1. What this feature is

Reimbursement is used for cases where you first pay an expense and later get the money paid back by someone else or by your company (for example, travel, office supplies, or out-of-pocket expenses).

In Koala, the core logic is:

  • You record an expense and mark it as reimbursable
  • When it is reimbursed, Koala automatically creates a Reimbursement Income bill and adds the reimbursed amount back into the account you choose

Benefits:

  • The original expense is preserved (easy to trace what the money was for)
  • The reimbursement payout is recorded (easy to reconcile the deposit account and date)
  • Statistics stay clear: the expense and the reimbursement income are recorded separately

2. When to use it

  • Company reimbursements (transportation, hotels, meals, office supplies, etc.)
  • Someone paid on your behalf and later transferred money back to you
  • Any expense you paid upfront that needs to be recovered later

3. How to use it

3.1 Create a reimbursable expense

  1. Create a new expense bill
  2. On the create/edit page, enable Reimbursement (or similar options like “Reimbursable / Pending reimbursement”)
  3. After saving, the bill will show a status such as Pending reimbursement / Reimbursed in the list

3.2 Reimburse an expense

  1. In the bill list, find an expense that is Pending reimbursement
  2. Swipe left on the bill and select Reimburse
  3. On the reimbursement page, set:
    • Amount: defaults to the original expense amount; change it to the actual reimbursed amount if needed
    • Date: defaults to today; change it to the actual deposit date if needed
    • Deposit account: choose the account that the reimbursement was paid into
    • Note: optional
  4. Tap Done/Save

After saving, a new Reimbursement Income bill will be added to record the payout.

4. Rules and notes

  • Only expenses that are marked as reimbursable can be reimbursed.
  • Bill splitting and reimbursements are mutually exclusive: split bills (including split sub-bills and split containers) can’t start the reimbursement flow; reimbursable expenses can’t be split. Decide whether reimbursement is needed first. If necessary, split the cost first, then record the reimbursable part as a separate reimbursable expense.
  • Once a Reimbursement Income record has been created, the original expense typically can’t be reimbursed again (to avoid double deposits).
  • If you delete the Reimbursement Income record, the original expense returns to Pending reimbursement (and can be reimbursed again).
  • Reimbursement income is counted as income in statistics, while the original expense is still counted as expense. This keeps cash flow clear and traceable.

5. FAQ

Q1: What’s the difference between reimbursement and refund?

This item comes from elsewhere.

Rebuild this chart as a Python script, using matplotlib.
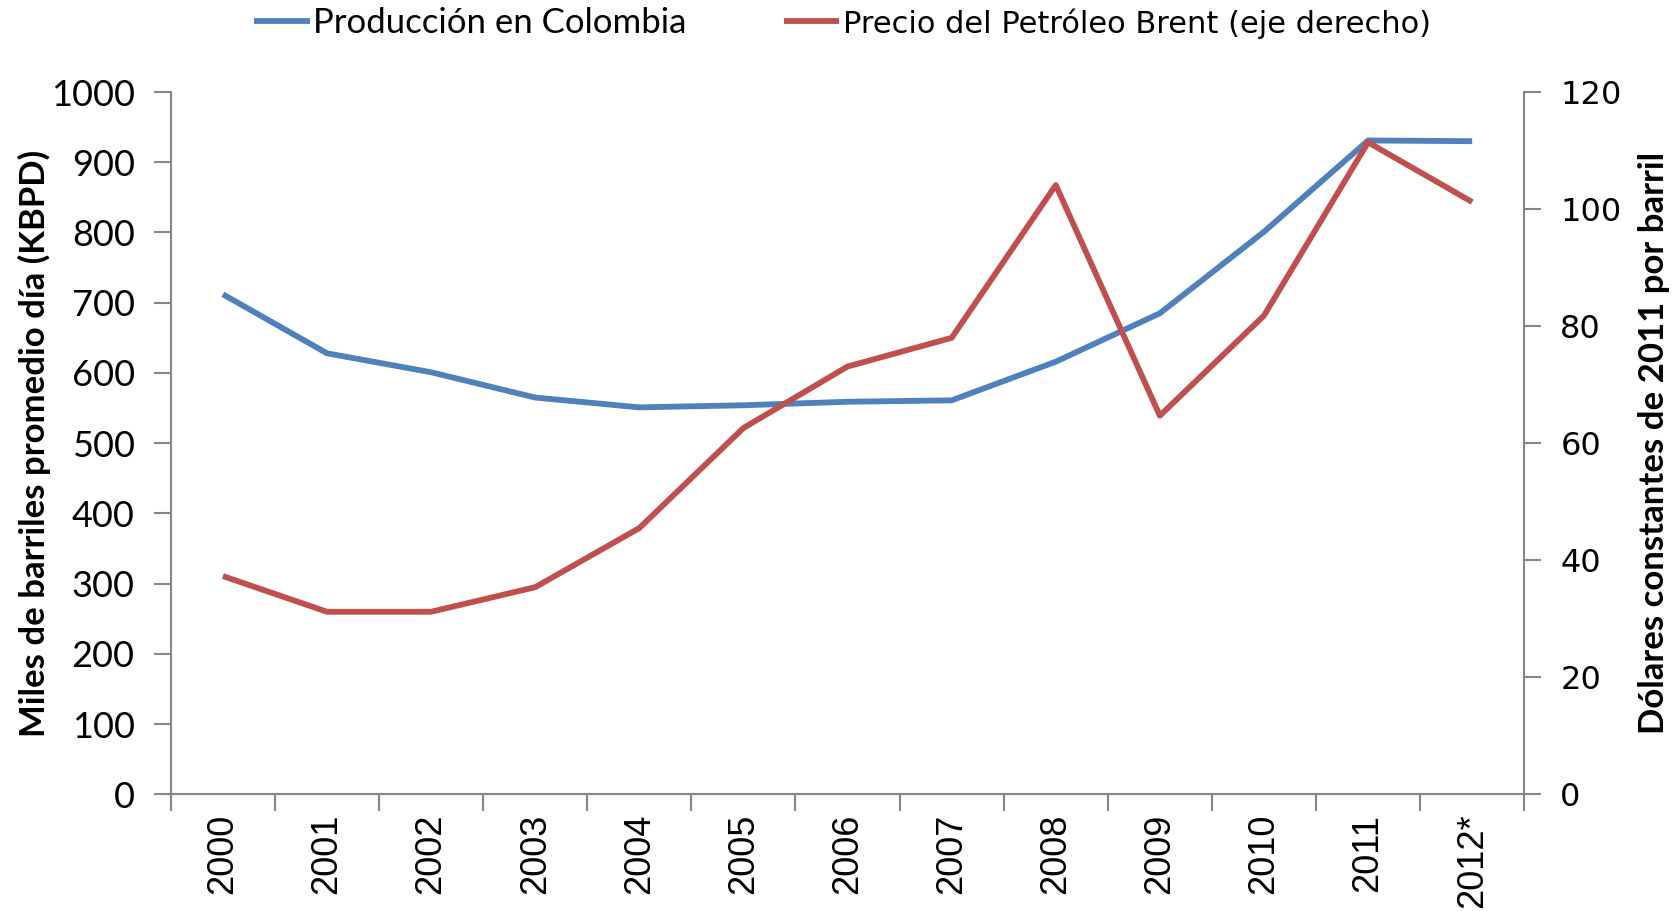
import matplotlib

matplotlib.use("Agg")

import matplotlib.pyplot as plt

# Data
years = ["2000", "2001", "2002", "2003", "2004", "2005", "2006",
         "2007", "2008", "2009", "2010", "2011", "2012*"]
produccion = [712, 628, 601, 565, 551, 554, 559, 561, 616, 685, 801, 931, 930]
brent = [37.3, 31.2, 31.2, 35.4, 45.5, 62.6, 73.1, 78.0, 104.1, 64.7, 81.8, 111.4, 101.2]

BLUE = "#4F81BD"
RED = "#C0504D"
GREY = "#868686"
NARROW = ["Liberation Sans Narrow", "Lato", "DejaVu Sans"]

fig = plt.figure(figsize=(16.75, 9.11), dpi=100)
ax = fig.add_axes([0.102, 0.128, 0.808, 0.771])
ax2 = ax.twinx()

x = list(range(len(years)))
l1, = ax.plot(x, produccion, color=BLUE, lw=4.2, solid_capstyle="butt",
              label="Producción en Colombia")
l2, = ax2.plot(x, brent, color=RED, lw=4.2, solid_capstyle="butt",
               label="Precio del Petróleo Brent (eje derecho)")

ax.set_xlim(-0.5, len(years) - 0.5)
ax.set_ylim(0, 1000)
ax2.set_ylim(0, 120)
ax.set_yticks(range(0, 1001, 100))
ax2.set_yticks(range(0, 121, 20))

# category axis: ticks on the boundaries, labels at the centres
ax.set_xticks([i - 0.5 for i in range(len(years) + 1)])
ax.set_xticklabels([])
ax.set_xticks(x, minor=True)
ax.set_xticklabels(years, minor=True, rotation=90, fontsize=26,
                   family="Liberation Sans")
ax.tick_params(axis="x", which="minor", length=0, pad=14)
ax.tick_params(axis="x", which="major", length=12, width=1.5, color=GREY)

for a in (ax, ax2):
    a.spines["top"].set_visible(False)
    for side in ("left", "right", "bottom"):
        a.spines[side].set_color(GREY)
        a.spines[side].set_linewidth(1.5)
ax.spines["right"].set_visible(False)
ax2.spines["left"].set_visible(False)
ax2.spines["bottom"].set_visible(False)

ax.tick_params(axis="y", length=12, width=1.5, color=GREY, pad=14)
for t in ax.get_yticklabels():
    t.set_fontsize(26)
    t.set_family(NARROW)
ax2.tick_params(axis="y", length=12, width=1.5, color=GREY, pad=14)
for t in ax2.get_yticklabels():
    t.set_fontsize(23)
    t.set_family("DejaVu Sans")

ax.set_ylabel("Miles de barriles promedio día (KBPD)", fontsize=25,
              fontweight="bold", family=NARROW, labelpad=0)
ax2.set_ylabel("Dólares constantes de 2011 por barril", fontsize=25,
               fontweight="bold", family=NARROW, labelpad=12)

leg = fig.legend(handles=[l1, l2], loc="center", bbox_to_anchor=(0.503, 0.975),
                 ncol=2, frameon=False, fontsize=25, handlelength=1.6,
                 handletextpad=0.1, columnspacing=2.8)
leg.get_texts()[0].set_family(NARROW)
leg.get_texts()[1].set_family("DejaVu Sans")
leg.get_texts()[1].set_fontsize(22)

fig.savefig("out.png", dpi=100)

  • Refund: a return that offsets the original bill (implemented by adding a negative-amount record)
  • Reimbursement: getting money back for a reimbursable expense (implemented by adding a Reimbursement Income record)

Q2: What if the reimbursement was paid into a different account?

On the reimbursement page, set the Deposit account to the actual account that received the money.

Q3: How do I record a partial reimbursement?

Change the reimbursement amount to the amount actually reimbursed. The remaining unreimbursed part stays on the original expense for later follow-up.